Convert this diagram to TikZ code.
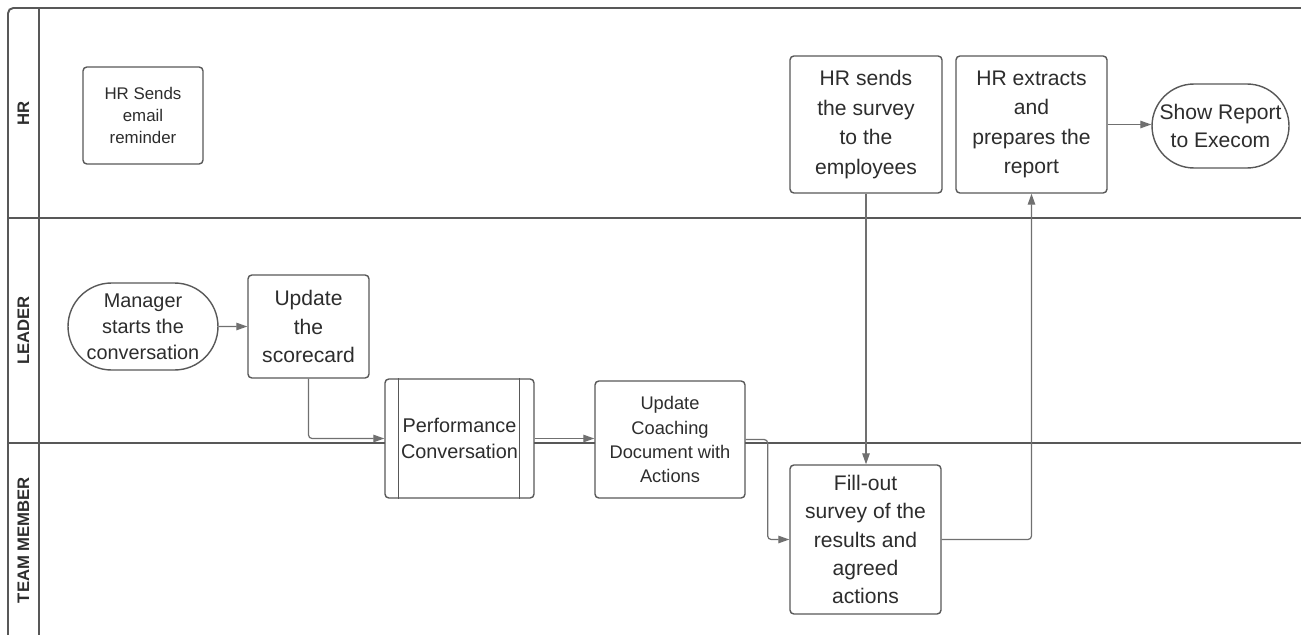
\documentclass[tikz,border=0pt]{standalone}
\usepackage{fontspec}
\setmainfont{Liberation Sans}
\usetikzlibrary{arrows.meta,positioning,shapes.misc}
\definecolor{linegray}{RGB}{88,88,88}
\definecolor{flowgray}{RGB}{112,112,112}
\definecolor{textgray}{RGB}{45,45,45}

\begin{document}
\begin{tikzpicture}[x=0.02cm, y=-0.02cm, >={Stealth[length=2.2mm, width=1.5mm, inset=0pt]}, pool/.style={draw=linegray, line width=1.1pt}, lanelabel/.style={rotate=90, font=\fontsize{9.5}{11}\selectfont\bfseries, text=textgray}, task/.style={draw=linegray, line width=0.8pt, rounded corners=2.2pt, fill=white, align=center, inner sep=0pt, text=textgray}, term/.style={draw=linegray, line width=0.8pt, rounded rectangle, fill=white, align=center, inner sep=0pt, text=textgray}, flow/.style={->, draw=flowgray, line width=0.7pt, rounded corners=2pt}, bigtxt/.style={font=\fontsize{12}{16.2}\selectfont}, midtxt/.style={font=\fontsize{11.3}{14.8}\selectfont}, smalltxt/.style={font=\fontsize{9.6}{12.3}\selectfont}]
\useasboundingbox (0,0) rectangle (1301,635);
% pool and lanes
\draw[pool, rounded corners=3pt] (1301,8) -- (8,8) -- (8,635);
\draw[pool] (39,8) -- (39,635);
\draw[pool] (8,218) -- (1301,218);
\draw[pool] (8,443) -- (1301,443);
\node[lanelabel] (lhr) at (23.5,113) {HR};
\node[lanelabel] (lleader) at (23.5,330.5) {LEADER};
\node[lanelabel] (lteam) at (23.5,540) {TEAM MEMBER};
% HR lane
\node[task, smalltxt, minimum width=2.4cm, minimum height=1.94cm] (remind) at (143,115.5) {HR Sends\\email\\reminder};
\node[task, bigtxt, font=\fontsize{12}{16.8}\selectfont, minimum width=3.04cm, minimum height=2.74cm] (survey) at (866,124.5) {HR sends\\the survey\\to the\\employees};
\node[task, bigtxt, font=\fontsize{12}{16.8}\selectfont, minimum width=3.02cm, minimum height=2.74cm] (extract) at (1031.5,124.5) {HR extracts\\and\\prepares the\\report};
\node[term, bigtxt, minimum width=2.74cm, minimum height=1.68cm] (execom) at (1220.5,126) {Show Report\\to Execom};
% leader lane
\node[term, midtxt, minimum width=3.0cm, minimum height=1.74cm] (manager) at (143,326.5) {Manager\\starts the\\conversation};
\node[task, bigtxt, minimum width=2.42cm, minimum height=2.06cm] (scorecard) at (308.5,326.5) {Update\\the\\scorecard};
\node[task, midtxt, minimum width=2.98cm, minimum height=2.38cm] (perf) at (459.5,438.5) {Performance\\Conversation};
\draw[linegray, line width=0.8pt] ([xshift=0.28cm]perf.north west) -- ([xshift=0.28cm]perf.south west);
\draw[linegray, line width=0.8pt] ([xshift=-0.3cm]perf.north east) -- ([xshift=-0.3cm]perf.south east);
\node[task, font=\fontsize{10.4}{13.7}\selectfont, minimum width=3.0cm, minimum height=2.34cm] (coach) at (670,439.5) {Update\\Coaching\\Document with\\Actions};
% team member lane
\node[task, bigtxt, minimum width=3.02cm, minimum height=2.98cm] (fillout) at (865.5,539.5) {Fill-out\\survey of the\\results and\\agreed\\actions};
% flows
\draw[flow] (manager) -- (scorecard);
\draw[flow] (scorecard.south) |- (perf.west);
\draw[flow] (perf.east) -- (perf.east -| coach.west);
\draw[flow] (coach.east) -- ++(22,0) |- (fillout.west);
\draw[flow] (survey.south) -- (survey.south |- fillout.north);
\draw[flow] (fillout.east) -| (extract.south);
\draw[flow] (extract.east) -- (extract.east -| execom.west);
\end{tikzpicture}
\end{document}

--

- _Work to be completed_: Without including any picture, repeat the data exactly.

- _The result_:
Convert this diagram to TikZ code.
\documentclass[tikz,border=0pt]{standalone}
\usepackage{fontspec}
\setmainfont{Liberation Sans}
\usetikzlibrary{arrows.meta,positioning,shapes.misc}
\definecolor{linegray}{RGB}{88,88,88}
\definecolor{flowgray}{RGB}{112,112,112}
\definecolor{textgray}{RGB}{45,45,45}

\begin{document}
\begin{tikzpicture}[x=0.02cm, y=-0.02cm, >={Stealth[length=2.2mm, width=1.5mm, inset=0pt]}, pool/.style={draw=linegray, line width=1.1pt}, lanelabel/.style={rotate=90, font=\fontsize{9.5}{11}\selectfont\bfseries, text=textgray}, task/.style={draw=linegray, line width=0.8pt, rounded corners=2.2pt, fill=white, align=center, inner sep=0pt, text=textgray}, term/.style={draw=linegray, line width=0.8pt, rounded rectangle, fill=white, align=center, inner sep=0pt, text=textgray}, flow/.style={->, draw=flowgray, line width=0.7pt, rounded corners=2pt}, bigtxt/.style={font=\fontsize{12}{16.2}\selectfont}, midtxt/.style={font=\fontsize{11.3}{14.8}\selectfont}, smalltxt/.style={font=\fontsize{9.6}{12.3}\selectfont}]
\useasboundingbox (0,0) rectangle (1301,635);
% pool and lanes
\draw[pool, rounded corners=3pt] (1301,8) -- (8,8) -- (8,635);
\draw[pool] (39,8) -- (39,635);
\draw[pool] (8,218) -- (1301,218);
\draw[pool] (8,443) -- (1301,443);
\node[lanelabel] (lhr) at (23.5,113) {HR};
\node[lanelabel] (lleader) at (23.5,330.5) {LEADER};
\node[lanelabel] (lteam) at (23.5,540) {TEAM MEMBER};
% HR lane
\node[task, smalltxt, minimum width=2.4cm, minimum height=1.94cm] (remind) at (143,115.5) {HR Sends\\email\\reminder};
\node[task, bigtxt, font=\fontsize{12}{16.8}\selectfont, minimum width=3.04cm, minimum height=2.74cm] (survey) at (866,124.5) {HR sends\\the survey\\to the\\employees};
\node[task, bigtxt, font=\fontsize{12}{16.8}\selectfont, minimum width=3.02cm, minimum height=2.74cm] (extract) at (1031.5,124.5) {HR extracts\\and\\prepares the\\report};
\node[term, bigtxt, minimum width=2.74cm, minimum height=1.68cm] (execom) at (1220.5,126) {Show Report\\to Execom};
% leader lane
\node[term, midtxt, minimum width=3.0cm, minimum height=1.74cm] (manager) at (143,326.5) {Manager\\starts the\\conversation};
\node[task, bigtxt, minimum width=2.42cm, minimum height=2.06cm] (scorecard) at (308.5,326.5) {Update\\the\\scorecard};
\node[task, midtxt, minimum width=2.98cm, minimum height=2.38cm] (perf) at (459.5,438.5) {Performance\\Conversation};
\draw[linegray, line width=0.8pt] ([xshift=0.28cm]perf.north west) -- ([xshift=0.28cm]perf.south west);
\draw[linegray, line width=0.8pt] ([xshift=-0.3cm]perf.north east) -- ([xshift=-0.3cm]perf.south east);
\node[task, font=\fontsize{10.4}{13.7}\selectfont, minimum width=3.0cm, minimum height=2.34cm] (coach) at (670,439.5) {Update\\Coaching\\Document with\\Actions};
% team member lane
\node[task, bigtxt, minimum width=3.02cm, minimum height=2.98cm] (fillout) at (865.5,539.5) {Fill-out\\survey of the\\results and\\agreed\\actions};
% flows
\draw[flow] (manager) -- (scorecard);
\draw[flow] (scorecard.south) |- (perf.west);
\draw[flow] (perf.east) -- (perf.east -| coach.west);
\draw[flow] (coach.east) -- ++(22,0) |- (fillout.west);
\draw[flow] (survey.south) -- (survey.south |- fillout.north);
\draw[flow] (fillout.east) -| (extract.south);
\draw[flow] (extract.east) -- (extract.east -| execom.west);
\end{tikzpicture}
\end{document}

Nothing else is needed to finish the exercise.